We easily forget what the apostle Paul said to the early Christians, “We must go through many hardships to enter the kingdom of God” (Acts 14:22). Why is that so? Our sinful human nature bombards our minds and hearts with the idea that it’s God’s fault for making this world, our lives, and the lives of those we hold dear so miserable. We are born hostile to God and oppose what he says. Sadly, the sidewalks that lead to our churches and the message of grace are sometimes silent witnesses of those who have left in their hardships, never to return.

Two words identify a much different view and clarify what Christians hold on to so dearly in sorrow, loss, and pain: in Christ. Those two words identify a vital connection we have with Christ—a connection those who do not trust Christ cannot understand and often not only reject but also oppose.
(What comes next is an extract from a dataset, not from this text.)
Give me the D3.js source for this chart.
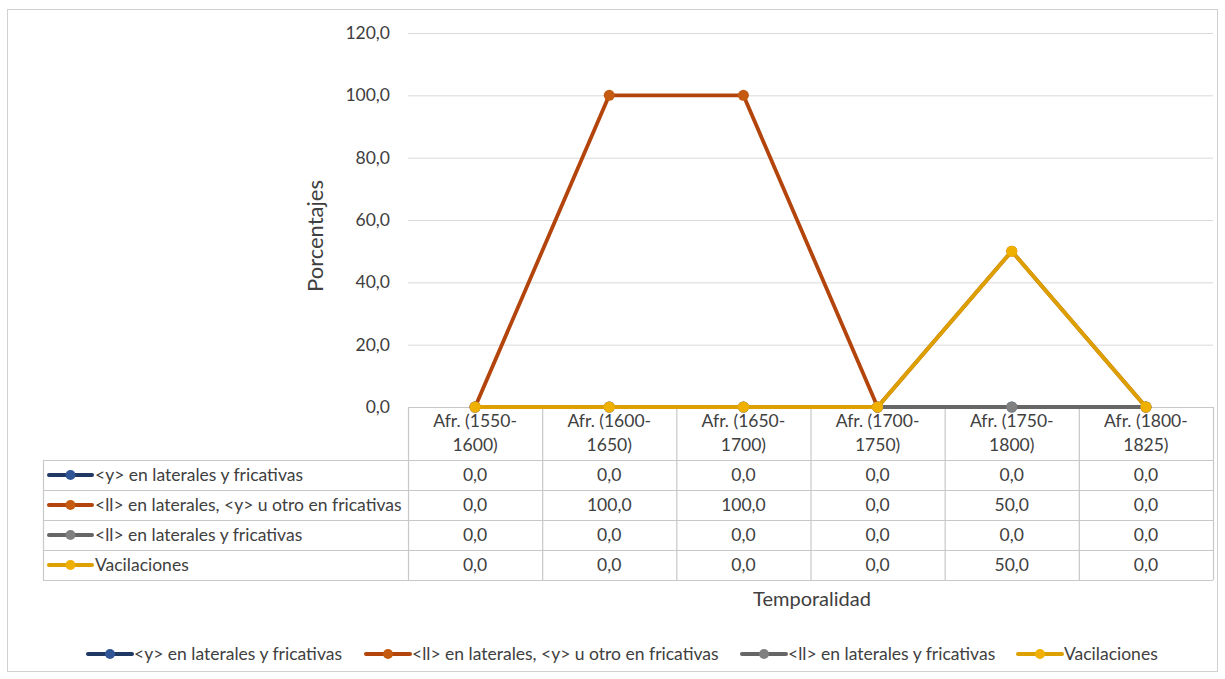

We are in Christ. That is a vital connection as we take our daily steps through life.

When the Holy Spirit gives us faith, he establishes that connection to Christ. We believe in Christ, and we “belong to Jesus Christ” (Romans 1:6). We are forgiven, loved, and “made . . . alive with Christ” (Ephesians 2:5). We don’t think the way the rest of the world thinks.

When we hurt or see others hurt deeply, yes, we sometimes ask why God brings us—his chosen people—tears and sorrow. Our connection to Christ teaches us that God’s reasons are often as different as the people who suffer. We struggle to understand yet often find his ways confusing and difficult. In Christ, we are children who do not always grasp our Father’s wisdom.

At a minimum, we shed tears and reach out in compassion to those who suffer. God asks us to love them in the same way he loved us in Christ. Those who hurt desperately need our love.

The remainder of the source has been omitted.